如果是block corruption,可以按照如下的思路设置event来诊断。

1)ANALYZE TABLE A VALIDATE STRUCTURE; <===do not use ‘CASCADE’
2)ANALYZE INDEX xxxx VALIDATE STRUCTURE; <===analyze index on the table one by one
3)If you found which index or table is corrupted, please get trace on that index or table:
alter session set max_dump_file_size=unlimited;
alter session set db_file_multiblock_read_count=1;
alter session set events ‘immediate trace name trace_buffer_on level 1048576’;
alter session set events ‘10200 trace name context forever, level 1’;
alter session set events ‘8103 trace name ERRORSTACK level 3’;
ANALYZE TABLE A VALIDATE STRUCTURE;

然后在udump中拿到相应的trace文件,里面查找”corrupt”关键字,如下:

——————————————————————————————
BH (0000000ACBFB9F08) file#: 7 rdba: 0x01d2c622 (7/1230370) class: 1 ba: 0000000ACB7FE000
set: 66 blksize: 8192 bsi: 0 set-flg: 0 pwbcnt: 0
dbwrid: 5 obj: 52656 objn: 52656 tsn: 6 afn: 7
hash: [ee90b078,ee90b078] lru: [cbfbab38,cbfb93d8]
lru-flags: hot_buffer
obj-flags: object_ckpt_list
ckptq: [cbfba048,c4fd54f8] fileq: [cbfba058,c4fd5508] objq: [cbfba108,c4fd55b8]
use: [dbf29bf8,dbf29bf8] wait: [NULL]
st: XCURRENT md: SHR tch: 0
flags: buffer_dirty gotten_in_current_mode block_written_once
redo_since_read
LRBA: [0x0.0.0] HSCN: [0x0.1b7da2] HSUB: [1]
buffer tsn: 6 rdba: 0x01d2c622 (7/1230370)
scn: 0x0000.001b7da2 seq: 0x01 flg: 0x02 tail: 0x7da20601
frmt: 0x01 chkval: 0x0000 type: 0x2b=unknown
Hex dump of corrupt header 4 = CORRUPT

<===================================CORRUPT. type: 0x2b=unknown
——————————————————————————————-
之所以能够full scan的查询出正常结果,很可能这个corrupt仅仅是发生在SGA中,alter system flush buffer_cache,将buffer刷出去也许即可解决了。
这次的案例是客户reboot OS之后,查询就恢复正常了,这里强调的是,遇到类似的问题,可以借助set events来诊断。

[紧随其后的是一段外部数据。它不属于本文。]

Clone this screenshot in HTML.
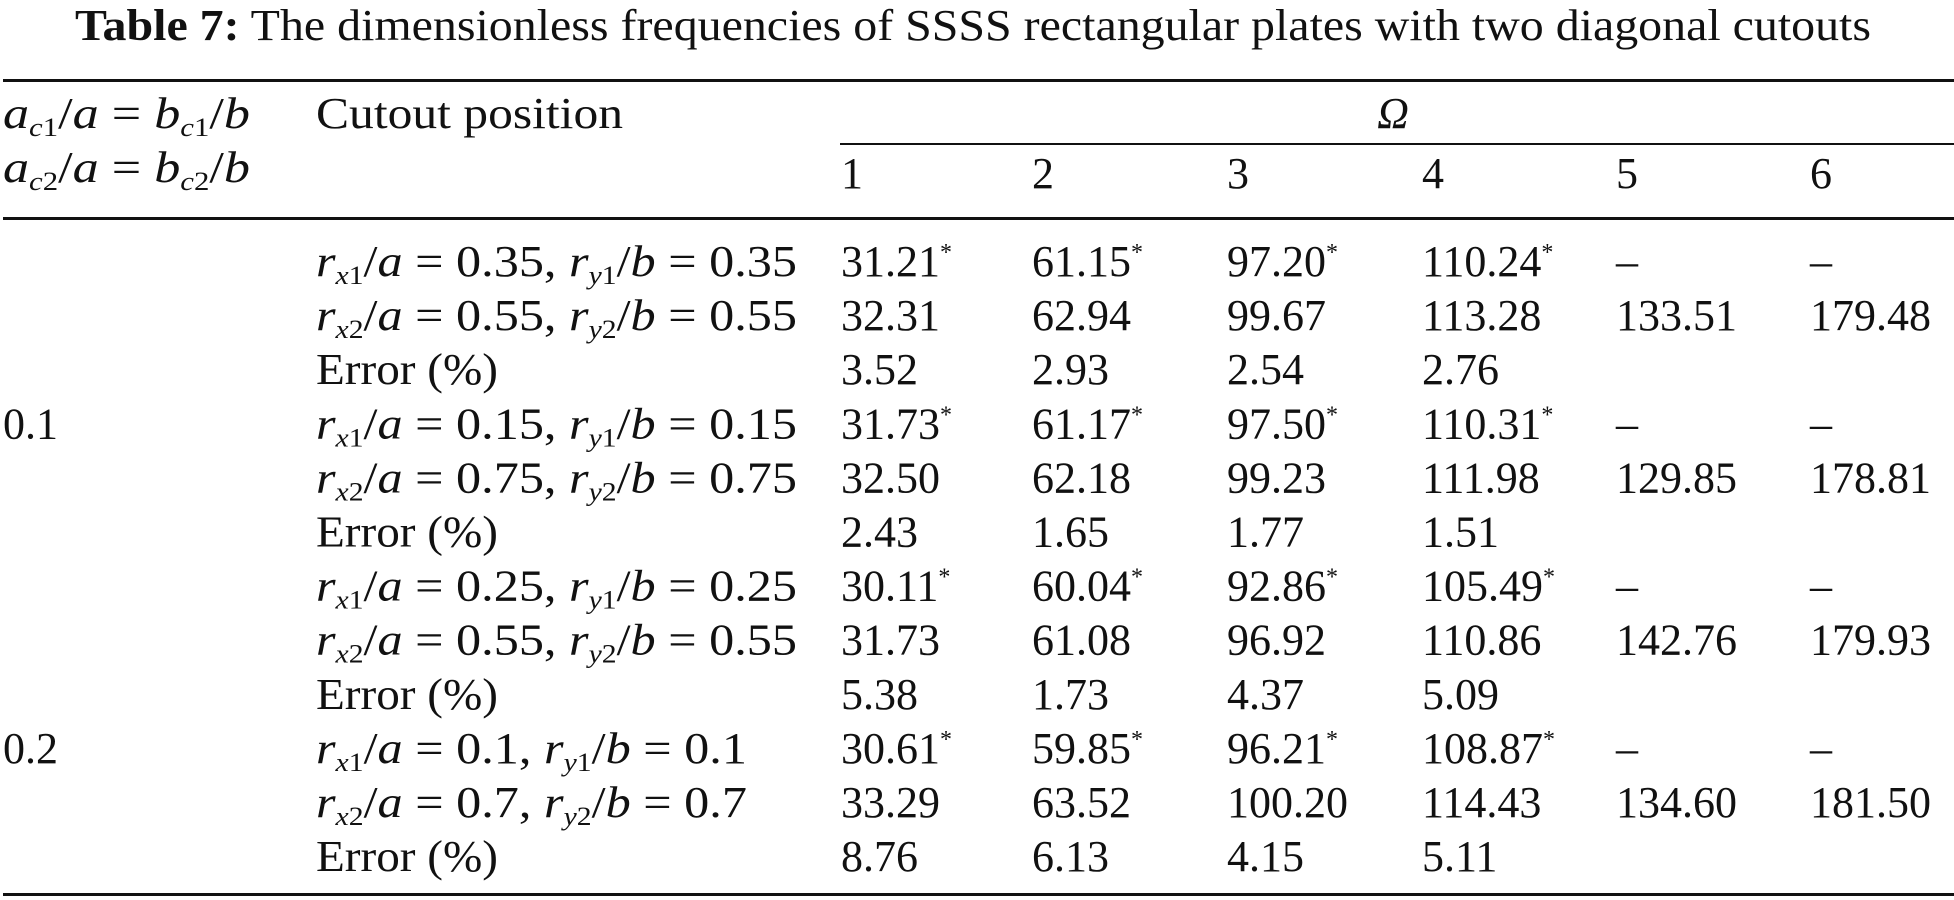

alter session set max_dump_file_size=unlimited;
alter session set db_file_multiblock_read_count=1;
alter session set events ‘immediate trace name trace_buffer_on level 1048576’;
alter session set events ‘10200 trace name context forever, level 1’;
alter session set events ‘8103 trace name ERRORSTACK level 3’;

–EOF–